● Source material
.....
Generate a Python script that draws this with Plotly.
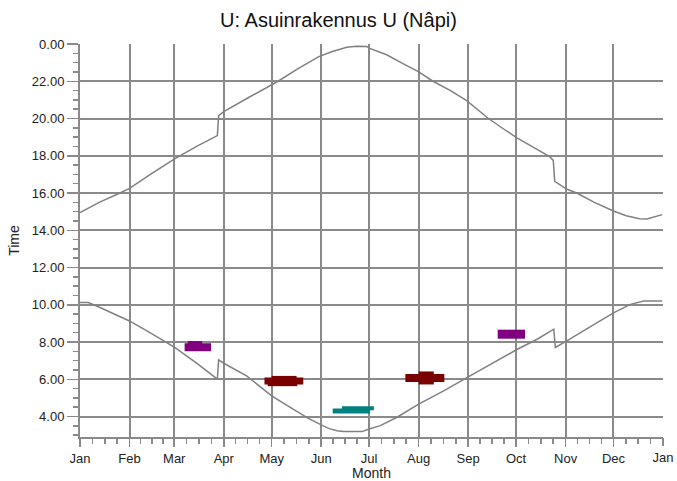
import plotly.graph_objects as go

# ---- data ----
month_labels = ["Jan", "Feb", "Mar", "Apr", "May", "Jun", "Jul", "Aug", "Sep", "Oct", "Nov", "Dec"]
month_start_day = [0, 31, 59, 90, 120, 151, 181, 212, 243, 273, 304, 334]
year_end_day = 365
year_end_label = "Jan"

y_tick_hours = [4, 6, 8, 10, 12, 14, 16, 18, 20, 22, 24]
y_tick_labels = ["4.00", "6.00", "8.00", "10.00", "12.00", "14.00", "16.00", "18.00", "20.00", "22.00", "0.00"]

# upper curve (evening)
upper_day = [0, 12, 25, 31, 45, 59.5, 73, 86, 86.8, 90, 105, 120, 124, 136, 149.5, 158, 167, 173, 179.5,
             181, 192, 201, 211.8, 221, 232, 242.3, 255.7, 265, 273.8, 284, 294, 296.3, 297.2, 304.9,
             311, 322, 334.3, 342, 350.3, 355, 358.7, 362.9, 364.5]
upper_hour = [14.95, 15.5, 16.0, 16.25, 17.05, 17.85, 18.5, 19.08, 20.15, 20.37, 21.1, 21.8, 22.0, 22.65, 23.32,
              23.6, 23.82, 23.88, 23.87, 23.78, 23.42, 23.0, 22.52, 22.0, 21.5, 20.95, 20.0, 19.45, 18.95, 18.45,
              17.95, 17.75, 16.63, 16.2, 16.0, 15.5, 15.02, 14.78, 14.62, 14.6, 14.7, 14.82, 14.84]

# lower curve (morning)
lower_day = [0, 5.2, 12.5, 31, 43.8, 59.5, 73, 86, 86.8, 90, 104.3, 120, 133.4, 143, 151, 156, 160.9,
             165, 176.6, 181, 188, 198.5, 212, 227.7, 242.5, 256.9, 273.8, 286.2, 296.6, 297.6,
             304.8, 319.6, 334.3, 344.6, 353, 364.5]
lower_hour = [10.12, 10.12, 9.85, 9.13, 8.5, 7.7, 6.87, 6.01, 7.04, 6.86, 6.18, 5.11, 4.4, 3.9, 3.55, 3.35, 3.24,
              3.19, 3.19, 3.33, 3.51, 3.96, 4.67, 5.38, 6.1, 6.81, 7.61, 8.15, 8.69, 7.71,
              8.06, 8.83, 9.58, 10.02, 10.2, 10.2]

# highlighted periods: start day, end day, hour, group
blob_start = [65.5, 67.5, 115.5, 120.0, 117.5, 164.0, 158.2, 203.7, 212.0, 261.5]
blob_end = [82.0, 76.5, 139.8, 135.6, 136.0, 184.0, 181.6, 228.1, 221.5, 278.6]
blob_hour = [7.72, 7.97, 5.90, 6.10, 5.71, 4.45, 4.30, 6.07, 6.07, 8.42]
blob_group = ["p", "p", "r", "r", "r", "t", "t", "r", "r", "p"]
blob_weight = [8, 3, 7, 3, 3, 4, 5, 8, 13, 9]

# minor tick positions: quarters of each month
bounds = month_start_day + [year_end_day]
minor_days = []
for i in range(12):
    a, b = bounds[i], bounds[i + 1]
    for k in (1, 2, 3):
        minor_days.append(a + (b - a) * k / 4)

group_color = {"p": "#800080", "r": "#7a0000", "t": "#008080"}

fig = go.Figure()
curve_color = "#808080"
fig.add_trace(go.Scatter(x=upper_day, y=upper_hour, mode="lines",
                         line=dict(color=curve_color, width=1.5), showlegend=False, hoverinfo="skip"))
fig.add_trace(go.Scatter(x=lower_day, y=lower_hour, mode="lines",
                         line=dict(color=curve_color, width=1.5), showlegend=False, hoverinfo="skip"))

for s, e, h, g, w in zip(blob_start, blob_end, blob_hour, blob_group, blob_weight):
    fig.add_trace(go.Scatter(x=[s, e], y=[h, h], mode="lines",
                             line=dict(color=group_color[g], width=w), showlegend=False, hoverinfo="skip"))

# invisible trace to hold the overlay axis carrying the final "Jan" label
fig.add_trace(go.Scatter(x=[year_end_day], y=[y_tick_hours[0]], xaxis="x2", mode="markers",
                         marker=dict(opacity=0), showlegend=False, hoverinfo="skip"))

font_family = "Liberation Sans, Arial, sans-serif"
grid_color = "#8a8a8a"
text_color = "#222"

fig.update_layout(
    width=677, height=481,
    margin=dict(l=80, r=14, t=44, b=44),
    paper_bgcolor="white", plot_bgcolor="white",
    font=dict(family=font_family, size=13, color=text_color),
    title=dict(text="U: Asuinrakennus U (Nâpi)", x=0.5, xanchor="center",
               y=1 - 20 / 481, yanchor="middle", yref="container",
               font=dict(size=20, color="#111", family=font_family)),
    xaxis2=dict(overlaying="x", side="bottom", anchor="y", range=[0, year_end_day],
                tickmode="array", tickvals=[year_end_day], ticktext=[year_end_label],
                showgrid=False, zeroline=False, showline=False,
                ticks="outside", ticklen=8, tickcolor=grid_color, tickwidth=1.5,
                tickfont=dict(size=13, color=text_color), automargin=False),
)

fig.layout.xaxis.update(
    range=[0, year_end_day], tickmode="array", tickvals=month_start_day, ticktext=month_labels,
    showgrid=True, gridcolor=grid_color, gridwidth=2, zeroline=False,
    showline=True, linecolor=grid_color, linewidth=2,
    ticks="outside", ticklen=8, tickcolor=grid_color, tickwidth=1.5,
    minor=dict(tickmode="array", tickvals=minor_days, ticks="outside", ticklen=5,
               tickcolor=grid_color, tickwidth=1.5, showgrid=False),
    tickfont=dict(size=13, color=text_color), automargin=False,
    title=dict(text="Month", standoff=0, font=dict(size=14, color=text_color)),
)
fig.layout.yaxis.update(
    range=[2.9, 24], tickmode="array", tickvals=y_tick_hours, ticktext=y_tick_labels,
    showgrid=True, gridcolor=grid_color, gridwidth=2, zeroline=False,
    showline=True, linecolor=grid_color, linewidth=2,
    ticks="outside", ticklen=11, tickcolor=grid_color, tickwidth=1.5,
    minor=dict(dtick=0.5, tick0=0, ticks="outside", ticklen=5,
               tickcolor=grid_color, tickwidth=1.5, showgrid=False),
    tickfont=dict(size=13, color=text_color), automargin=False,
    title=dict(text="Time", standoff=9, font=dict(size=14, color=text_color)),
)

fig.write_html("out.html", config={"displayModeBar": False, "staticPlot": True},
               post_script="document.body.style.margin='0';document.body.style.overflow='hidden';")
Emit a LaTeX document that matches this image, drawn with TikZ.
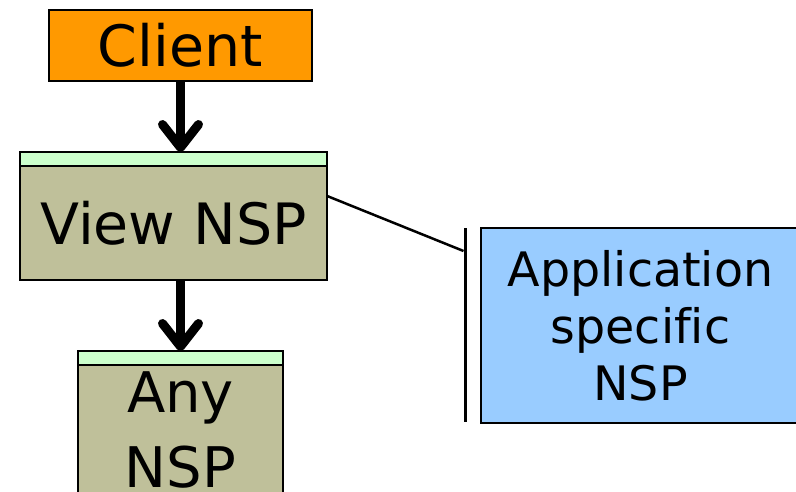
.....
● Exercise task
Can the lines from the start of the records through the line with "14.7, 14.82, 14.84]" be given again exactly, with the pictures left out?

● Output below
Generate a Python script that draws this with Plotly.
import plotly.graph_objects as go

# ---- data ----
month_labels = ["Jan", "Feb", "Mar", "Apr", "May", "Jun", "Jul", "Aug", "Sep", "Oct", "Nov", "Dec"]
month_start_day = [0, 31, 59, 90, 120, 151, 181, 212, 243, 273, 304, 334]
year_end_day = 365
year_end_label = "Jan"

y_tick_hours = [4, 6, 8, 10, 12, 14, 16, 18, 20, 22, 24]
y_tick_labels = ["4.00", "6.00", "8.00", "10.00", "12.00", "14.00", "16.00", "18.00", "20.00", "22.00", "0.00"]

# upper curve (evening)
upper_day = [0, 12, 25, 31, 45, 59.5, 73, 86, 86.8, 90, 105, 120, 124, 136, 149.5, 158, 167, 173, 179.5,
             181, 192, 201, 211.8, 221, 232, 242.3, 255.7, 265, 273.8, 284, 294, 296.3, 297.2, 304.9,
             311, 322, 334.3, 342, 350.3, 355, 358.7, 362.9, 364.5]
upper_hour = [14.95, 15.5, 16.0, 16.25, 17.05, 17.85, 18.5, 19.08, 20.15, 20.37, 21.1, 21.8, 22.0, 22.65, 23.32,
              23.6, 23.82, 23.88, 23.87, 23.78, 23.42, 23.0, 22.52, 22.0, 21.5, 20.95, 20.0, 19.45, 18.95, 18.45,
              17.95, 17.75, 16.63, 16.2, 16.0, 15.5, 15.02, 14.78, 14.62, 14.6, 14.7, 14.82, 14.84]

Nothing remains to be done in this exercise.